If you've been a photographer for the last few decades, you will have witnessed all manner of innovations in the camera department, from the unimaginable high dynamic ranges of image sensors to the eye-watering resolution sizes now available in higher-end cameras. Many of us take for granted the luxury of memory cards being able to hold thousands of images, but how would you cope if your camera's memory could only take four pictures at a time? Photographer Arthur R experienced this very problem when he took a walk down memory lane to test the Sony Mavica FD83, a 0.8-megapixel camera from 1999 that relied on floppy disks for storage, all for the princely sum of $15.
For those who never had the pleasure of using floppy disks, each disk could only hold a whopping 1.44 megabytes of data, which, by today's standards, would not be enough to store even one image file on it. Thankfully, for the Sony Mavica FD83, the 0.8-megapixel pictures are only 1,216 by 912 pixels in size, which means each disk can hold between 3 and 5 images on it. For those video fans, the camera could also shoot moving images, but only a mere 15 seconds could be shot per disk, and the resolution was low, at 320 x 240 pixels.

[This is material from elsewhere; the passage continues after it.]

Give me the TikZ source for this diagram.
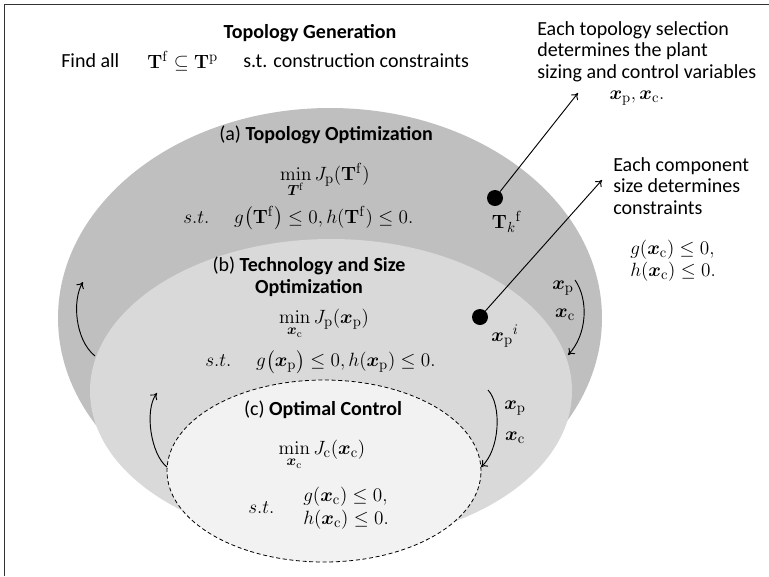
\documentclass[tikz,border=0pt]{standalone}
\usepackage[no-math]{fontspec}
\setmainfont{Carlito}
\usepackage{amsmath,bm}
\usetikzlibrary{arrows.meta,shapes.geometric}
\begin{document}
\begin{tikzpicture}[x=0.75pt,y=-0.75pt,
  txt/.style={font=\fontsize{15}{16.3}\selectfont, inner sep=0pt},
  mth/.style={font=\fontsize{15.6}{17}\selectfont, inner sep=0pt},
  blk/.style={txt, align=left},
  region/.style={ellipse, draw=none, inner sep=0pt},
  dot/.style={circle, fill=black, minimum size=12pt, inner sep=0pt},
  arr/.style={line width=0.7pt, -{To[length=4.5pt,width=6.5pt]}},
  curv/.style={line width=0.7pt, -{To[length=4.5pt,width=6.5pt]}}]
\useasboundingbox (0,0) rectangle (769,576);

% frame
\draw[line width=1.1pt, black!80] (4.5,576) -- (4.5,4.5) -- (769,4.5);

% nested optimisation levels
\node[region, fill=black!25, minimum width=408pt, minimum height=315pt] (ella) at (330,318) {};
\node[region, fill=black!15, minimum width=361.5pt, minimum height=228pt] (ellb) at (331,391) {};
\node[region, fill=black!5, draw=black, dashed, dash pattern=on 3pt off 2pt, line width=0.6pt,
      minimum width=235.5pt, minimum height=136.5pt] (ellc) at (324,471) {};

% heading
\node[txt] (title) at (310,33) {\textbf{Topology Generation}};
\node[txt, anchor=west] (findall) at (61,61) {Find all};
\node[mth, anchor=west] (tset) at (147,61) {$\mathbf{T}^{\mathrm{f}} \subseteq \mathbf{T}^{\mathrm{p}}$};
\node[txt, anchor=west] (constr) at (243,61) {s.t. construction constraints};

% (a) topology optimisation
\node[txt] (ta) at (326,135) {(a) \textbf{Topology Optimization}};
\node[mth] (mina) at (325,180) {$\min\limits_{\bm{T}^{\mathrm{f}}} J_{\mathrm{p}}(\mathbf{T}^{\mathrm{f}})$};
\node[mth, anchor=west] (sta) at (183,218) {$s.t.\hspace{1.2em} g\bigl(\mathbf{T}^{\mathrm{f}}\bigr) \le 0, h(\mathbf{T}^{\mathrm{f}}) \le 0.$};

% (b) technology and size optimisation
\node[txt, align=center] (tb) at (309,277) {(b) \textbf{Technology and Size}\\\textbf{Optimization}};
\node[mth] (minb) at (324,324) {$\min\limits_{\bm{x}_{\mathrm{c}}} J_{\mathrm{p}}(\bm{x}_{\mathrm{p}})$};
\node[mth, anchor=west] (stb) at (205,362) {$s.t.\hspace{1.2em} g\bigl(\bm{x}_{\mathrm{p}}\bigr) \le 0, h(\bm{x}_{\mathrm{p}}) \le 0.$};

% (c) optimal control
\node[txt] (tc) at (323,410) {(c) \textbf{Optimal Control}};
\node[mth] (minc) at (322,455) {$\min\limits_{\bm{x}_{\mathrm{c}}} J_{\mathrm{c}}(\bm{x}_{\mathrm{c}})$};
\node[mth, anchor=west] (stc) at (248,508) {$s.t.$};
\node[mth, anchor=west, align=left] (gc) at (303,508) {$g(\bm{x}_{\mathrm{c}}) \le 0,$\\$h(\bm{x}_{\mathrm{c}}) \le 0.$};

% selected points
\node[dot] (tk) at (495,198) {};
\node[mth] (tklab) at (507,222) {$\mathbf{T}_{k}{}^{\mathrm{f}}$};
\node[dot] (xpi) at (480,317) {};
\node[mth] (xpilab) at (505,336) {$\bm{x}_{\mathrm{p}}{}^{i}$};

% side notes
\node[blk, anchor=north west] (note1) at (537,21) {Each topology selection\\determines the plant\\sizing and control variables};
\node[mth] (note1m) at (637,98) {$\bm{x}_{\mathrm{p}}, \bm{x}_{\mathrm{c}}.$};
\node[blk, anchor=north west] (note2) at (613,157) {Each component\\size determines\\constraints};
\node[txt, anchor=west, align=left] (note2m) at (630,261) {$g(\bm{x}_{\mathrm{c}}) \le 0,$\\$h(\bm{x}_{\mathrm{c}}) \le 0.$};

\coordinate (tip1) at (578,93);
\coordinate (tip2) at (602,180);
\draw[arr] (tk) -- (tip1);
\draw[arr] (xpi) -- (tip2);

% passing variables inward
\node[mth] (xp1) at (563,288) {$\bm{x}_{\mathrm{p}}$};
\node[mth] (xc1) at (565,315) {$\bm{x}_{\mathrm{c}}$};
\node[mth] (xp2) at (515,408) {$\bm{x}_{\mathrm{p}}$};
\node[mth] (xc2) at (515,438) {$\bm{x}_{\mathrm{c}}$};

\coordinate (d1s) at (575,280);
\coordinate (d1e) at (568,355);
\coordinate (d2s) at (488,390);
\coordinate (d2e) at (481,467);
\draw[curv] (d1s) .. controls (589,300) and (587,335) .. (d1e);
\draw[curv] (d2s) .. controls (502,405) and (500,450) .. (d2e);

% passing results outward
\coordinate (u1s) at (95,356);
\coordinate (u1e) at (83,282);
\coordinate (u2s) at (167,467);
\coordinate (u2e) at (157,393);
\draw[curv] (u1s) .. controls (75,340) and (72,300) .. (u1e);
\draw[curv] (u2s) .. controls (151,455) and (144,410) .. (u2e);
\end{tikzpicture}
\end{document}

While the specs of this camera may not be much, the pictures and video from it are not that bad considering they were made on something that is 24 years old. When I first saw some of the picture examples in the video, I thought they were initially snapshots taken on a modern camera phone. This camera is most definitely not going to replace anything in your bag, but it is a lot of fun to see technology like this still working almost a quarter of a century after it was made. A quick look on eBay for "floppy disk cameras" reveals there are many for sale if you fancy adding one to your collection. Just be sure you have a way of getting the pictures off the disks, as this camera, unsurprisingly, doesn't support Bluetooth or Wi-Fi image transfer.